## PROBLEM
Give every line of the data again, unchanged, but with no pictures.

<<<<

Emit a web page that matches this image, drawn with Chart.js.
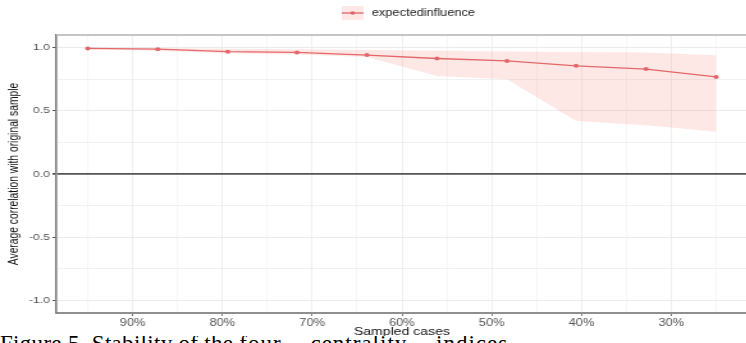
<!DOCTYPE html>
<html>
<head>
<meta charset="utf-8">
<script src="https://cdn.jsdelivr.net/npm/chart.js@4.4.1/dist/chart.umd.min.js"></script>
<style>
  html, body { margin: 0; padding: 0; background: #fff; overflow: hidden; width: 746px; height: 343px; }
  #wrap { position: absolute; left: 0; top: 0; width: 588px; height: 343px; transform: scaleX(1.28); transform-origin: 0 0; }
  #caption { position: absolute; left: 0; top: 336px; width: 746px; height: 12px; overflow: hidden; white-space: nowrap;
             background: #fff; color: #000; font-family: "Liberation Serif", "Times New Roman", serif;
             font-size: 23px; line-height: 16px; letter-spacing: 0.3px; }
  #caption span { word-spacing: 22px; letter-spacing: 1px; }
</style>
</head>
<body>
<div id="wrap"><canvas id="caseChart" width="588" height="343"></canvas></div>
<div id="caption">Figure 5. Stability of the <span>four centrality indices</span></div>
<script>
// sampled cases (%), mean correlation and the ribbon bounds
const sampledCases = [95, 87.2, 79.4, 71.7, 63.9, 56.1, 48.3, 40.6, 32.8, 25];
const meanCor  = [0.994, 0.988, 0.968, 0.962, 0.941, 0.914, 0.895, 0.856, 0.830, 0.768];
const upperCor = [1.000, 0.998, 0.992, 0.987, 0.982, 0.976, 0.970, 0.966, 0.962, 0.940];
const lowerCor = [0.985, 0.975, 0.955, 0.945, 0.925, 0.775, 0.750, 0.420, 0.385, 0.335];

const xTicks = [25, 30, 35, 40, 45, 50, 55, 60, 65, 70, 75, 80, 85, 90, 95];
const yTicks = [-1, -0.75, -0.5, -0.25, 0, 0.25, 0.5, 0.75, 1];
const seriesName = 'expectedInfluence';

const RED = '#e0646a';
const PINK = 'rgba(248,118,109,0.17)';
const SX = 1.28; // horizontal stretch of the original picture

const pts = vals => sampledCases.map((c, i) => ({ x: c, y: vals[i] }));
const isMajorX = v => v % 10 === 0;
const isMajorY = v => Math.abs(v * 2 - Math.round(v * 2)) < 1e-9;

// top border + legend drawn by hand (ggplot style key)
const extras = {
    id: 'extras',
    afterDraw(chart) {
        const { ctx, chartArea: a } = chart;
        ctx.save();
        ctx.strokeStyle = '#c6c6c6';
        ctx.lineWidth = 2;
        ctx.beginPath();
        ctx.moveTo(a.left, a.top);
        ctx.lineTo(a.right, a.top);
        ctx.stroke();

        // legend key
        const kx = 267, ky = 6, kw = 17, kh = 14;
        ctx.fillStyle = PINK;
        ctx.fillRect(kx, ky, kw, kh);
        ctx.strokeStyle = RED;
        ctx.lineWidth = 1.3;
        ctx.beginPath();
        ctx.moveTo(kx, ky + kh / 2);
        ctx.lineTo(kx + kw, ky + kh / 2);
        ctx.stroke();
        ctx.fillStyle = RED;
        ctx.beginPath();
        ctx.arc(kx + kw / 2, ky + kh / 2, 1.8, 0, Math.PI * 2);
        ctx.fill();

        ctx.fillStyle = '#222';
        ctx.font = '10px "Liberation Sans", Arial, sans-serif';
        ctx.textBaseline = 'middle';
        ctx.textAlign = 'left';
        ctx.fillText(seriesName.toLowerCase(), 290.5, 13);
        ctx.restore();
    }
};

new Chart(document.getElementById('caseChart'), {
    type: 'line',
    data: {
        datasets: [
            { data: pts(upperCor), borderWidth: 0, pointRadius: 0, fill: '+1', backgroundColor: PINK },
            { data: pts(lowerCor), borderWidth: 0, pointRadius: 0, fill: false },
            { label: seriesName, data: pts(meanCor), borderColor: RED, borderWidth: 1.3,
              pointRadius: 2, pointBackgroundColor: RED, pointBorderWidth: 0, fill: false }
        ]
    },
    options: {
        responsive: false,
        animation: false,
        layout: { padding: { top: 35, left: 0, right: 0, bottom: 0 } },
        plugins: { legend: { display: false }, tooltip: { enabled: false } },
        scales: {
            x: {
                type: 'linear', reverse: true, min: 21.5, max: 98.5,
                afterBuildTicks: s => { s.ticks = xTicks.map(v => ({ value: v })); },
                afterFit: s => { s.height = 30; },
                ticks: {
                    autoSkip: false, maxRotation: 0, padding: 1, color: '#555',
                    font: { family: '"Liberation Sans", Arial, sans-serif', size: 10 },
                    callback: v => isMajorX(v) ? v + '%' : ''
                },
                grid: {
                    color: '#ebebeb', tickLength: 3,
                    lineWidth: c => (isMajorX(c.tick.value) ? 1 : 0.6) / SX,
                    tickColor: c => isMajorX(c.tick.value) ? '#555' : 'rgba(0,0,0,0)',
                    tickWidth: 1 / SX
                },
                border: { color: '#8f8f8f', width: 2 },
                title: {
                    display: true, text: 'Sampled cases', color: '#111',
                    font: { family: '"Liberation Sans", Arial, sans-serif', size: 11 },
                    padding: { top: 0, bottom: 4.4 }
                }
            },
            y: {
                min: -1.1, max: 1.1,
                afterBuildTicks: s => { s.ticks = yTicks.map(v => ({ value: v })); },
                afterFit: s => { s.width = 44; },
                ticks: {
                    autoSkip: false, padding: 2, color: '#555',
                    font: { family: '"Liberation Sans", Arial, sans-serif', size: 9.5 },
                    callback: v => isMajorY(v) ? v.toFixed(1) : ''
                },
                grid: {
                    tickLength: 3,
                    color: c => c.tick.value === 0 ? '#555' : '#ebebeb',
                    lineWidth: c => c.tick.value === 0 ? 1.8 : (isMajorY(c.tick.value) ? 1.1 : 0.7),
                    tickColor: c => isMajorY(c.tick.value) ? '#555' : 'rgba(0,0,0,0)'
                },
                border: { color: '#7c7c7c', width: 1.6 },
                title: {
                    display: true, text: 'Average correlation with original sample', color: '#111',
                    font: { family: '"Liberation Sans", Arial, sans-serif', size: 10.3 },
                    padding: { top: 4.7, bottom: 0 }
                }
            }
        }
    },
    plugins: [extras]
});
</script>
</body>
</html>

>>>>

## WRITTEN ANSWER
Emit a web page that matches this image, drawn with Chart.js.
<!DOCTYPE html>
<html>
<head>
<meta charset="utf-8">
<script src="https://cdn.jsdelivr.net/npm/chart.js@4.4.1/dist/chart.umd.min.js"></script>
<style>
  html, body { margin: 0; padding: 0; background: #fff; overflow: hidden; width: 746px; height: 343px; }
  #wrap { position: absolute; left: 0; top: 0; width: 588px; height: 343px; transform: scaleX(1.28); transform-origin: 0 0; }
  #caption { position: absolute; left: 0; top: 336px; width: 746px; height: 12px; overflow: hidden; white-space: nowrap;
             background: #fff; color: #000; font-family: "Liberation Serif", "Times New Roman", serif;
             font-size: 23px; line-height: 16px; letter-spacing: 0.3px; }
  #caption span { word-spacing: 22px; letter-spacing: 1px; }
</style>
</head>
<body>
<div id="wrap"><canvas id="caseChart" width="588" height="343"></canvas></div>
<div id="caption">Figure 5. Stability of the <span>four centrality indices</span></div>
<script>
// sampled cases (%), mean correlation and the ribbon bounds
const sampledCases = [95, 87.2, 79.4, 71.7, 63.9, 56.1, 48.3, 40.6, 32.8, 25];
const meanCor  = [0.994, 0.988, 0.968, 0.962, 0.941, 0.914, 0.895, 0.856, 0.830, 0.768];
const upperCor = [1.000, 0.998, 0.992, 0.987, 0.982, 0.976, 0.970, 0.966, 0.962, 0.940];
const lowerCor = [0.985, 0.975, 0.955, 0.945, 0.925, 0.775, 0.750, 0.420, 0.385, 0.335];

const xTicks = [25, 30, 35, 40, 45, 50, 55, 60, 65, 70, 75, 80, 85, 90, 95];
const yTicks = [-1, -0.75, -0.5, -0.25, 0, 0.25, 0.5, 0.75, 1];
const seriesName = 'expectedInfluence';

const RED = '#e0646a';
const PINK = 'rgba(248,118,109,0.17)';
const SX = 1.28; // horizontal stretch of the original picture

const pts = vals => sampledCases.map((c, i) => ({ x: c, y: vals[i] }));
const isMajorX = v => v % 10 === 0;
const isMajorY = v => Math.abs(v * 2 - Math.round(v * 2)) < 1e-9;

// top border + legend drawn by hand (ggplot style key)
const extras = {
    id: 'extras',
    afterDraw(chart) {
        const { ctx, chartArea: a } = chart;
        ctx.save();
        ctx.strokeStyle = '#c6c6c6';
        ctx.lineWidth = 2;
        ctx.beginPath();
        ctx.moveTo(a.left, a.top);
        ctx.lineTo(a.right, a.top);
        ctx.stroke();

        // legend key
        const kx = 267, ky = 6, kw = 17, kh = 14;
        ctx.fillStyle = PINK;
        ctx.fillRect(kx, ky, kw, kh);
        ctx.strokeStyle = RED;
        ctx.lineWidth = 1.3;
        ctx.beginPath();
        ctx.moveTo(kx, ky + kh / 2);
        ctx.lineTo(kx + kw, ky + kh / 2);
        ctx.stroke();
        ctx.fillStyle = RED;
        ctx.beginPath();
        ctx.arc(kx + kw / 2, ky + kh / 2, 1.8, 0, Math.PI * 2);
        ctx.fill();

        ctx.fillStyle = '#222';
        ctx.font = '10px "Liberation Sans", Arial, sans-serif';
        ctx.textBaseline = 'middle';
        ctx.textAlign = 'left';
        ctx.fillText(seriesName.toLowerCase(), 290.5, 13);
        ctx.restore();
    }
};

new Chart(document.getElementById('caseChart'), {
    type: 'line',
    data: {
        datasets: [
            { data: pts(upperCor), borderWidth: 0, pointRadius: 0, fill: '+1', backgroundColor: PINK },
            { data: pts(lowerCor), borderWidth: 0, pointRadius: 0, fill: false },
            { label: seriesName, data: pts(meanCor), borderColor: RED, borderWidth: 1.3,
              pointRadius: 2, pointBackgroundColor: RED, pointBorderWidth: 0, fill: false }
        ]
    },
    options: {
        responsive: false,
        animation: false,
        layout: { padding: { top: 35, left: 0, right: 0, bottom: 0 } },
        plugins: { legend: { display: false }, tooltip: { enabled: false } },
        scales: {
            x: {
                type: 'linear', reverse: true, min: 21.5, max: 98.5,
                afterBuildTicks: s => { s.ticks = xTicks.map(v => ({ value: v })); },
                afterFit: s => { s.height = 30; },
                ticks: {
                    autoSkip: false, maxRotation: 0, padding: 1, color: '#555',
                    font: { family: '"Liberation Sans", Arial, sans-serif', size: 10 },
                    callback: v => isMajorX(v) ? v + '%' : ''
                },
                grid: {
                    color: '#ebebeb', tickLength: 3,
                    lineWidth: c => (isMajorX(c.tick.value) ? 1 : 0.6) / SX,
                    tickColor: c => isMajorX(c.tick.value) ? '#555' : 'rgba(0,0,0,0)',
                    tickWidth: 1 / SX
                },
                border: { color: '#8f8f8f', width: 2 },
                title: {
                    display: true, text: 'Sampled cases', color: '#111',
                    font: { family: '"Liberation Sans", Arial, sans-serif', size: 11 },
                    padding: { top: 0, bottom: 4.4 }
                }
            },
            y: {
                min: -1.1, max: 1.1,
                afterBuildTicks: s => { s.ticks = yTicks.map(v => ({ value: v })); },
                afterFit: s => { s.width = 44; },
                ticks: {
                    autoSkip: false, padding: 2, color: '#555',
                    font: { family: '"Liberation Sans", Arial, sans-serif', size: 9.5 },
                    callback: v => isMajorY(v) ? v.toFixed(1) : ''
                },
                grid: {
                    tickLength: 3,
                    color: c => c.tick.value === 0 ? '#555' : '#ebebeb',
                    lineWidth: c => c.tick.value === 0 ? 1.8 : (isMajorY(c.tick.value) ? 1.1 : 0.7),
                    tickColor: c => isMajorY(c.tick.value) ? '#555' : 'rgba(0,0,0,0)'
                },
                border: { color: '#7c7c7c', width: 1.6 },
                title: {
                    display: true, text: 'Average correlation with original sample', color: '#111',
                    font: { family: '"Liberation Sans", Arial, sans-serif', size: 10.3 },
                    padding: { top: 4.7, bottom: 0 }
                }
            }
        }
    },
    plugins: [extras]
});
</script>
</body>
</html>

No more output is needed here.